> WHAT TO DO:
The lines to print start at the one containing "Recreate this image" and end at the one containing "plt.rcParams['mathtext.default'] = 'regular'"; print them exactly, ends included, and only them.

> RECORD EXCERPTS:
○ ○ ○

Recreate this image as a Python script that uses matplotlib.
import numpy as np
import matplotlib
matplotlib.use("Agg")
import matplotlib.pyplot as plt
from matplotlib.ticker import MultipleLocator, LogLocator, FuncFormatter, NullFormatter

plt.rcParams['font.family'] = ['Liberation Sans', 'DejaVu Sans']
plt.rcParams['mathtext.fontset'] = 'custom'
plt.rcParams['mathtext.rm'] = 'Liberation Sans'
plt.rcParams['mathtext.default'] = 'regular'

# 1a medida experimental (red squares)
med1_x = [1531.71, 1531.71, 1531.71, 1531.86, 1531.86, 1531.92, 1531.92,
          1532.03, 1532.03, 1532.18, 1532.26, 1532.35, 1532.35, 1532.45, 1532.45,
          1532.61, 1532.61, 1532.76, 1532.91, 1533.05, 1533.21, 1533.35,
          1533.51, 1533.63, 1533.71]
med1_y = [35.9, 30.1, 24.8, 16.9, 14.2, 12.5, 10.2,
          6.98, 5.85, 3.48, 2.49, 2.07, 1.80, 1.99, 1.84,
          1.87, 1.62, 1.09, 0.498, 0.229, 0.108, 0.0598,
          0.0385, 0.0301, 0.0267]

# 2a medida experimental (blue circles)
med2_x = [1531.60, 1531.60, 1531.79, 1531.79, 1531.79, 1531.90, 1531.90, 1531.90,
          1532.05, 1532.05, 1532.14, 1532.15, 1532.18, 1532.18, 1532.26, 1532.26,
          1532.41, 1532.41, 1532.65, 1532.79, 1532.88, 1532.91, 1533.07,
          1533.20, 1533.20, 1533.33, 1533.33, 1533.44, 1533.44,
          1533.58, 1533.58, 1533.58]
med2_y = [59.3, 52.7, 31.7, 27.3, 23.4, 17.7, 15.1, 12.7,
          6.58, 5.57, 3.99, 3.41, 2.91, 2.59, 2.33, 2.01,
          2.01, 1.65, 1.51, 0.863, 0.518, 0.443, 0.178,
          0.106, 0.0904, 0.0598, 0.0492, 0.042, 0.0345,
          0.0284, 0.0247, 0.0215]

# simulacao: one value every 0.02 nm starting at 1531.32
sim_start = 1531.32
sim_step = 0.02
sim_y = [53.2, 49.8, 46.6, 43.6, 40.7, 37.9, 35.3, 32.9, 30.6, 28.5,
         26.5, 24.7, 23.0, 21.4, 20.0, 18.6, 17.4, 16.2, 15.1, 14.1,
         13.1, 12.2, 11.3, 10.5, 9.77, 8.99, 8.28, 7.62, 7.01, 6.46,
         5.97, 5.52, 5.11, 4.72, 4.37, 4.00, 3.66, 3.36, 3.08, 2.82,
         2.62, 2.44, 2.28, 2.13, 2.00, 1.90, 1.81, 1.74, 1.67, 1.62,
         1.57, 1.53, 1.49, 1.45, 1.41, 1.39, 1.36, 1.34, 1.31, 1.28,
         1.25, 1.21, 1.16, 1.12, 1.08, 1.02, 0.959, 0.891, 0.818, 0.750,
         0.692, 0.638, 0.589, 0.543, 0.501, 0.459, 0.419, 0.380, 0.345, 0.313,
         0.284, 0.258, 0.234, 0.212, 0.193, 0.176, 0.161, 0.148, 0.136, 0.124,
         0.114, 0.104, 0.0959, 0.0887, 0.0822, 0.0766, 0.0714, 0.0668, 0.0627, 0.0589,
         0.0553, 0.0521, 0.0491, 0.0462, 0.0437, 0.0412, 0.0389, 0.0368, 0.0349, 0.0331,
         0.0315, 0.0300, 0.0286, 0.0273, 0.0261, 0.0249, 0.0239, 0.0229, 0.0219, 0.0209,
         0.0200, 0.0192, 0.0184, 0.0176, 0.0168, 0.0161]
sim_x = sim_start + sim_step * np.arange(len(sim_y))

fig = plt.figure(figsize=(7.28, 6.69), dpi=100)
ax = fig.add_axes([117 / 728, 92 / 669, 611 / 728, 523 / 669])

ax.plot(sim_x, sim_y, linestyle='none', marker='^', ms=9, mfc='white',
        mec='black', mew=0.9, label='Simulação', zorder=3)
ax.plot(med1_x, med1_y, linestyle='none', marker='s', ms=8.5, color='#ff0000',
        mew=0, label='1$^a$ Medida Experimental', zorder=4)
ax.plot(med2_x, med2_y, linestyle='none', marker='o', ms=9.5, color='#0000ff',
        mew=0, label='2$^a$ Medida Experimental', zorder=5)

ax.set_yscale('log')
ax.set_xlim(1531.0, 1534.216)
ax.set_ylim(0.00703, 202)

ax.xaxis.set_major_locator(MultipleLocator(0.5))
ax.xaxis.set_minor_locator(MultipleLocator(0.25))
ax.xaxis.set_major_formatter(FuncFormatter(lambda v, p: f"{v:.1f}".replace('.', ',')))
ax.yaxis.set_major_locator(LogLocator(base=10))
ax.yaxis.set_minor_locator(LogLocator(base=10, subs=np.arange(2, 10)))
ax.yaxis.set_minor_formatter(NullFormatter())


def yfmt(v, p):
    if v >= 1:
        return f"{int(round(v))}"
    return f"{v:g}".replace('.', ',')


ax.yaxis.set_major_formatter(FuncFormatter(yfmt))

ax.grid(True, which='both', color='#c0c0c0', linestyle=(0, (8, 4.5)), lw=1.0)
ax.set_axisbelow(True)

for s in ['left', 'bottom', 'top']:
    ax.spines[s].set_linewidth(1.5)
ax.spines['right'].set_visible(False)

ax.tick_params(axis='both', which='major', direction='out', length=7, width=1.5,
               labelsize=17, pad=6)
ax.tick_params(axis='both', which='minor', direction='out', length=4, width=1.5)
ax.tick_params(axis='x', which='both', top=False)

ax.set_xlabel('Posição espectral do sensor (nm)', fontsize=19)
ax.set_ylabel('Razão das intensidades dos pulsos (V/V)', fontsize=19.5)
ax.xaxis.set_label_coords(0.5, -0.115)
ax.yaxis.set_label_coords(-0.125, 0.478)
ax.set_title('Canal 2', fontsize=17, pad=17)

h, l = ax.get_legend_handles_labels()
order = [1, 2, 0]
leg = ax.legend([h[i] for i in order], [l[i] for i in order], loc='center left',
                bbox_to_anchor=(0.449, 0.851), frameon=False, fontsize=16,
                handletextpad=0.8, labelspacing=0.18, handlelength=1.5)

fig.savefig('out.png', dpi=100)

○ ○ ○

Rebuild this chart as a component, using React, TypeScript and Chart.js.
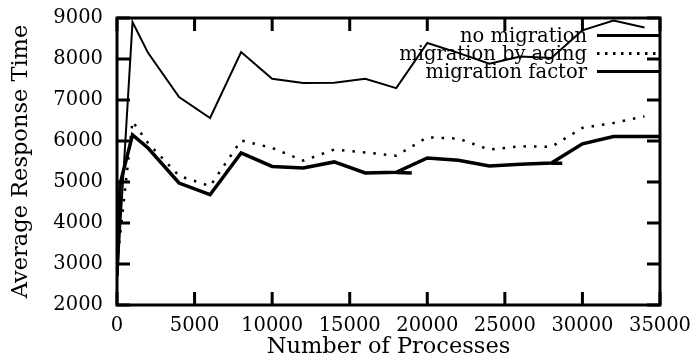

○ ○ ○

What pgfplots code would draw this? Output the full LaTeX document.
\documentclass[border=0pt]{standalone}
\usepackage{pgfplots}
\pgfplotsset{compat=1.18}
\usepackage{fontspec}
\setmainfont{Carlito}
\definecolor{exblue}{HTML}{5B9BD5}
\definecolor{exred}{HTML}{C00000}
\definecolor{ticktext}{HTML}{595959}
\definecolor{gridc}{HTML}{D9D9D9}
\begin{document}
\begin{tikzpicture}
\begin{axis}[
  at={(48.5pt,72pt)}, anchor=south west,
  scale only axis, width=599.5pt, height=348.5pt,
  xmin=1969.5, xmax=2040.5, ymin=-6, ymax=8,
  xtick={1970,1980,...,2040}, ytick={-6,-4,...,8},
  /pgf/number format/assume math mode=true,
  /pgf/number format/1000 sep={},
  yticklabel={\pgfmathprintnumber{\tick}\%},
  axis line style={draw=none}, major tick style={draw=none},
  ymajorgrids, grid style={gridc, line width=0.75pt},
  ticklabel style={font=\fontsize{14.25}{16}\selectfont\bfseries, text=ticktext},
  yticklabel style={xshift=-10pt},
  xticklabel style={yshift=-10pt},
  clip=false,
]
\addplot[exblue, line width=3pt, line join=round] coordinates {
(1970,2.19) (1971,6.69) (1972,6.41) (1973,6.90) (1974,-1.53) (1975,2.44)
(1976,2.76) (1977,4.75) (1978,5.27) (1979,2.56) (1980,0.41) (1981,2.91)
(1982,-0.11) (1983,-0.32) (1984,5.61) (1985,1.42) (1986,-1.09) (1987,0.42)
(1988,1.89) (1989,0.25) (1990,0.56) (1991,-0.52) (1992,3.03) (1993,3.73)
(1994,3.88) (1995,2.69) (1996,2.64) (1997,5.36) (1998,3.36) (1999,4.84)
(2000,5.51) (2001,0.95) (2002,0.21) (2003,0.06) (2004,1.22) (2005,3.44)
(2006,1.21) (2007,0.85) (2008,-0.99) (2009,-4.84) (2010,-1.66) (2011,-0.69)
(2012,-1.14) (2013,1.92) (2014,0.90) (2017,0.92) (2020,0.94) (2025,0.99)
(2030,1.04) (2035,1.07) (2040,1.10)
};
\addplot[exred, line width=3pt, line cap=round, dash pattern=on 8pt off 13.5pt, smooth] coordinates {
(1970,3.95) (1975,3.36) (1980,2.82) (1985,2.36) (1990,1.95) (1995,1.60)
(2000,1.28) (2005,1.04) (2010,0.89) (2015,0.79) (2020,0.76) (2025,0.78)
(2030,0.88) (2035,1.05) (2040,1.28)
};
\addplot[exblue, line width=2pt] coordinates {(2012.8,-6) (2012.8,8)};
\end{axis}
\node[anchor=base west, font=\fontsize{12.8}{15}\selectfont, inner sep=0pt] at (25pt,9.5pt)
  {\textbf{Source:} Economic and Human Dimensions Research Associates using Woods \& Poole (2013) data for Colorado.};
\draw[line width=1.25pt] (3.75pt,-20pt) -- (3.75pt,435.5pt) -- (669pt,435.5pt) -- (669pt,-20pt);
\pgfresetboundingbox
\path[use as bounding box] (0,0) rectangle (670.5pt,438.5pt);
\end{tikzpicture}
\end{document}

○ ○ ○

> WRITTEN SOLUTION:
Recreate this image as a Python script that uses matplotlib.
import numpy as np
import matplotlib
matplotlib.use("Agg")
import matplotlib.pyplot as plt
from matplotlib.ticker import MultipleLocator, LogLocator, FuncFormatter, NullFormatter

plt.rcParams['font.family'] = ['Liberation Sans', 'DejaVu Sans']
plt.rcParams['mathtext.fontset'] = 'custom'
plt.rcParams['mathtext.rm'] = 'Liberation Sans'
plt.rcParams['mathtext.default'] = 'regular'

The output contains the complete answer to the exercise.